### Goal
Your copy of the material below should match it exactly, except that it holds no pictures.

### Collected data
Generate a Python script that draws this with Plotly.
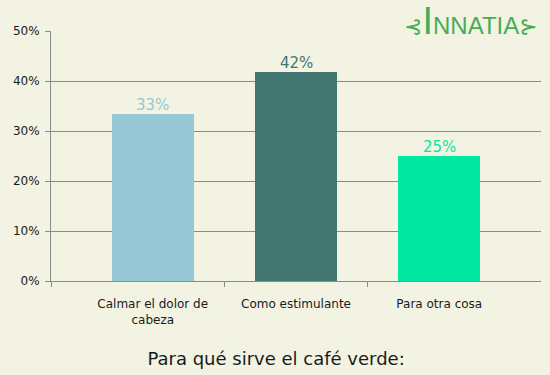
import plotly.graph_objects as go

categories = ["Calmar el dolor de<br>cabeza", "Como estimulante", "Para otra cosa"]
values = [33.4, 41.8, 25.1]
bar_colors = ["#96C8D5", "#427671", "#00E8A2"]
y_ticks = [0, 10, 20, 30, 40, 50]
y_tick_text = ["0%", "10%", "20%", "30%", "40%", "50%"]
title_text = "Para qué sirve el café verde:"
logo_text = "INNATIA"

BG = "#F3F3E3"
GRID = "#8A8A8A"
FONT = "DejaVu Sans, Verdana, sans-serif"

x_pos = list(range(len(categories)))

fig = go.Figure()
fig.add_trace(go.Bar(
    x=x_pos,
    y=values,
    width=0.57,
    marker=dict(color=bar_colors, line=dict(width=0)),
    hoverinfo="skip",
))

for xi, v, c in zip(x_pos, values, bar_colors):
    fig.add_annotation(
        x=xi, y=v, xref="x", yref="y",
        text=f"{v:.0f}%",
        showarrow=False,
        xanchor="center", yanchor="middle",
        yshift=9,
        font=dict(family=FONT, size=15, color=c),
    )

fig.update_layout(
    width=550,
    height=375,
    margin=dict(l=51, r=9, t=31, b=94),
    paper_bgcolor=BG,
    plot_bgcolor=BG,
    showlegend=False,
    bargap=0,
    font=dict(family=FONT, color="#1a1a1a"),
    title=dict(
        text=title_text,
        x=0.502, xref="container", xanchor="center",
        y=0.044, yref="container", yanchor="middle",
        font=dict(family=FONT, size=18, color="#1a1a1a"),
    ),
    xaxis=dict(
        range=[-0.71, 2.71],
        tickmode="array",
        tickvals=x_pos,
        ticktext=categories,
        ticks="",
        ticklen=0,
        ticklabelstandoff=12,
        tickfont=dict(family=FONT, size=12, color="#1a1a1a"),
        showgrid=False,
        showline=True,
        linecolor=GRID,
        linewidth=1,
        zeroline=False,
        minor=dict(
            tickmode="array",
            tickvals=[-0.71, 0.5, 1.5],
            ticks="outside",
            ticklen=5,
            tickcolor=GRID,
            tickwidth=1,
            showgrid=False,
        ),
        fixedrange=True,
    ),
    yaxis=dict(
        range=[0, 50],
        tickmode="array",
        tickvals=y_ticks,
        ticktext=y_tick_text,
        ticks="outside",
        ticklen=5,
        tickcolor=GRID,
        tickwidth=1,
        tickfont=dict(family=FONT, size=12, color="#1a1a1a"),
        ticklabelstandoff=3,
        showgrid=True,
        gridcolor=GRID,
        gridwidth=1,
        showline=True,
        linecolor=GRID,
        linewidth=1,
        zeroline=False,
        fixedrange=True,
    ),
)

fig.add_annotation(
    text=("<span style='font-size:22px'>⊰</span>"
          "<span style='font-size:38px'>" + logo_text[0] + "</span>" + logo_text[1:] +
          "<span style='font-size:22px'>⊱</span>"),
    xref="paper", yref="paper",
    x=0.857, y=1.0,
    xanchor="center", yanchor="middle",
    yshift=10,
    showarrow=False,
    font=dict(family="Liberation Sans, DejaVu Sans, sans-serif", size=24, color="#45AE55"),
)

fig.write_html(
    "out.html",
    config={"displayModeBar": False},
    post_script="document.body.style.margin='0';document.body.style.overflow='hidden';",
)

### Result of this exercise
Generate a Python script that draws this with Plotly.
import plotly.graph_objects as go

categories = ["Calmar el dolor de<br>cabeza", "Como estimulante", "Para otra cosa"]
values = [33.4, 41.8, 25.1]
bar_colors = ["#96C8D5", "#427671", "#00E8A2"]
y_ticks = [0, 10, 20, 30, 40, 50]
y_tick_text = ["0%", "10%", "20%", "30%", "40%", "50%"]
title_text = "Para qué sirve el café verde:"
logo_text = "INNATIA"

BG = "#F3F3E3"
GRID = "#8A8A8A"
FONT = "DejaVu Sans, Verdana, sans-serif"

x_pos = list(range(len(categories)))

fig = go.Figure()
fig.add_trace(go.Bar(
    x=x_pos,
    y=values,
    width=0.57,
    marker=dict(color=bar_colors, line=dict(width=0)),
    hoverinfo="skip",
))

for xi, v, c in zip(x_pos, values, bar_colors):
    fig.add_annotation(
        x=xi, y=v, xref="x", yref="y",
        text=f"{v:.0f}%",
        showarrow=False,
        xanchor="center", yanchor="middle",
        yshift=9,
        font=dict(family=FONT, size=15, color=c),
    )

fig.update_layout(
    width=550,
    height=375,
    margin=dict(l=51, r=9, t=31, b=94),
    paper_bgcolor=BG,
    plot_bgcolor=BG,
    showlegend=False,
    bargap=0,
    font=dict(family=FONT, color="#1a1a1a"),
    title=dict(
        text=title_text,
        x=0.502, xref="container", xanchor="center",
        y=0.044, yref="container", yanchor="middle",
        font=dict(family=FONT, size=18, color="#1a1a1a"),
    ),
    xaxis=dict(
        range=[-0.71, 2.71],
        tickmode="array",
        tickvals=x_pos,
        ticktext=categories,
        ticks="",
        ticklen=0,
        ticklabelstandoff=12,
        tickfont=dict(family=FONT, size=12, color="#1a1a1a"),
        showgrid=False,
        showline=True,
        linecolor=GRID,
        linewidth=1,
        zeroline=False,
        minor=dict(
            tickmode="array",
            tickvals=[-0.71, 0.5, 1.5],
            ticks="outside",
            ticklen=5,
            tickcolor=GRID,
            tickwidth=1,
            showgrid=False,
        ),
        fixedrange=True,
    ),
    yaxis=dict(
        range=[0, 50],
        tickmode="array",
        tickvals=y_ticks,
        ticktext=y_tick_text,
        ticks="outside",
        ticklen=5,
        tickcolor=GRID,
        tickwidth=1,
        tickfont=dict(family=FONT, size=12, color="#1a1a1a"),
        ticklabelstandoff=3,
        showgrid=True,
        gridcolor=GRID,
        gridwidth=1,
        showline=True,
        linecolor=GRID,
        linewidth=1,
        zeroline=False,
        fixedrange=True,
    ),
)

fig.add_annotation(
    text=("<span style='font-size:22px'>⊰</span>"
          "<span style='font-size:38px'>" + logo_text[0] + "</span>" + logo_text[1:] +
          "<span style='font-size:22px'>⊱</span>"),
    xref="paper", yref="paper",
    x=0.857, y=1.0,
    xanchor="center", yanchor="middle",
    yshift=10,
    showarrow=False,
    font=dict(family="Liberation Sans, DejaVu Sans, sans-serif", size=24, color="#45AE55"),
)

fig.write_html(
    "out.html",
    config={"displayModeBar": False},
    post_script="document.body.style.margin='0';document.body.style.overflow='hidden';",
)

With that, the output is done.